Tuesday, December 18, 2012

Run from the apocalypse to Sirince, Turkey

In case you haven't heard, we're nearly T-minus two days from the apocalypse on December 21. While I personally prefer the interpretation that the coming end of a cycle in the Maya calendar signals a global spiritual transformation (if I have to prefer anything at all -- hello Y2K), it seems like a lot of people are preparing for an actual Armageddon. I, on the other hand, have been making Christmas ornaments. :)

I haven't paid much attention to the whole thing, but my eye was caught by an article in the Daily Mail last week -- apparently one-way flights to Sirince, Turkey, have recently seen an increase of 30 percent because Armageddon theorists believe it's one of the few places on earth that might be safe on December 21. The Turkish press has reported that even Tom Cruise plans to be there. Why Sirince, you ask? Some people believe that it's where the Virgin Mary ascended into heaven.

In The National, a local explained Sirince's appeal for doomsday believers. "He said the town had been known as a 'place with a special energy' among new-age groups since the 1980s, because some believed it to be the birthplace of Artemis, the Greek goddess of the hunt and the forest, and the place where, in Christianity, that Mary, the mother of Jesus, ascended to heaven."

I haven't been to Sirince -- it's a teeny farming village, though reputed by Lonely Planet to be quite charming -- but that general area is quite interesting. When I went backpacking around Turkey in 2010, I stayed in the nearby town of Selcuk, home to Turkey's most famous classical ruins, Ephesus. Selcuk is also a fairly small town, but in addition to Ephesus, it also boasts one of the Seven Wonders of the Ancient World, the Temple of Artemis, and the Basilica of St. John, thought to be the site of the tomb of St. John. (It's believed that St. John brought Mary to Ephesus after Jesus' death; Mary's House, where the Virgin was said to have spent the rest of her life, is just outside Selcuk, up the side of a mountain.) For such a small, seemingly random area, it's got quite a lot going for it.

The other town mentioned in the Daily Mail article is Bugarach, France -- "...some believe that aliens will emerge from their 'spaceship garage' in the town's Pic de Bugarach mountain and take people to safety."

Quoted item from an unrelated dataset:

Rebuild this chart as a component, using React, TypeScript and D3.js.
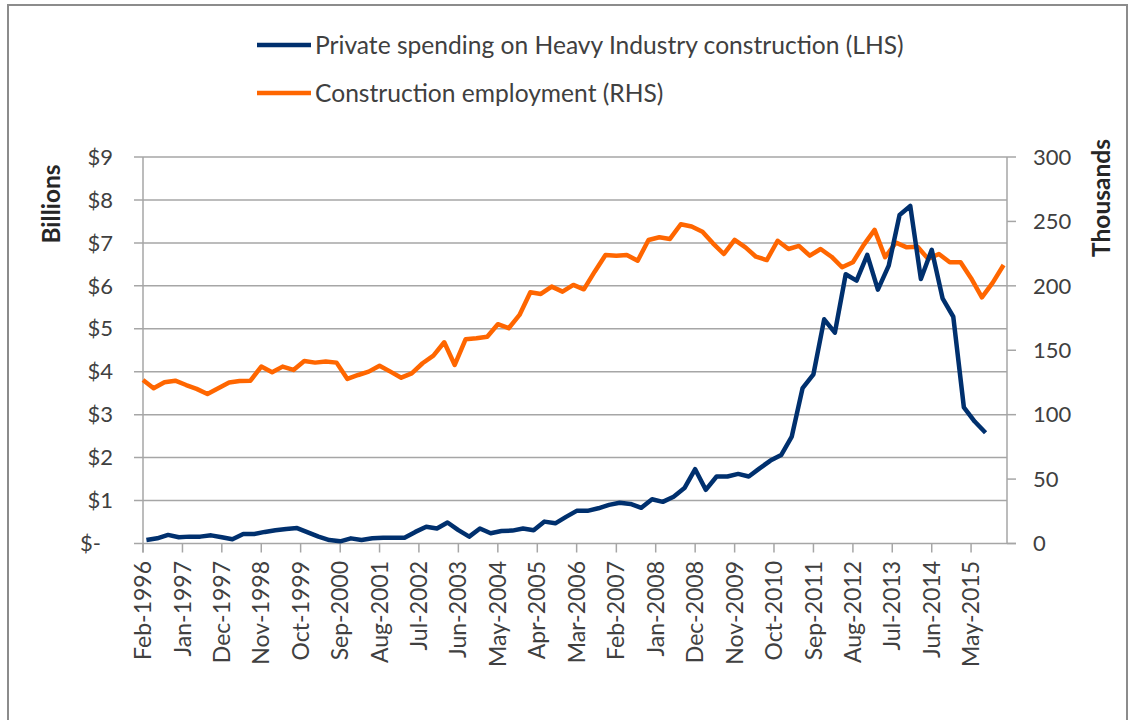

Okay, so let me see if I get this straight...in order to be safe from the Maya-predicted end-of-the-world event, you should seek refuge in a town favored by either the Virgin Mary or aliens? I'm, erm, confused. Doesn't that seem a bit like mixing your mythology? Accepting the premise that aliens exist and live in France, I can kinda understand this one --- it's like a futuristic Noah's Ark thing -- but why the Virgin Mary? I mean, I feel like if you're going to go for the humdigger religious site, you gotta go Jerusalem, no? So many questions, so few answers. :)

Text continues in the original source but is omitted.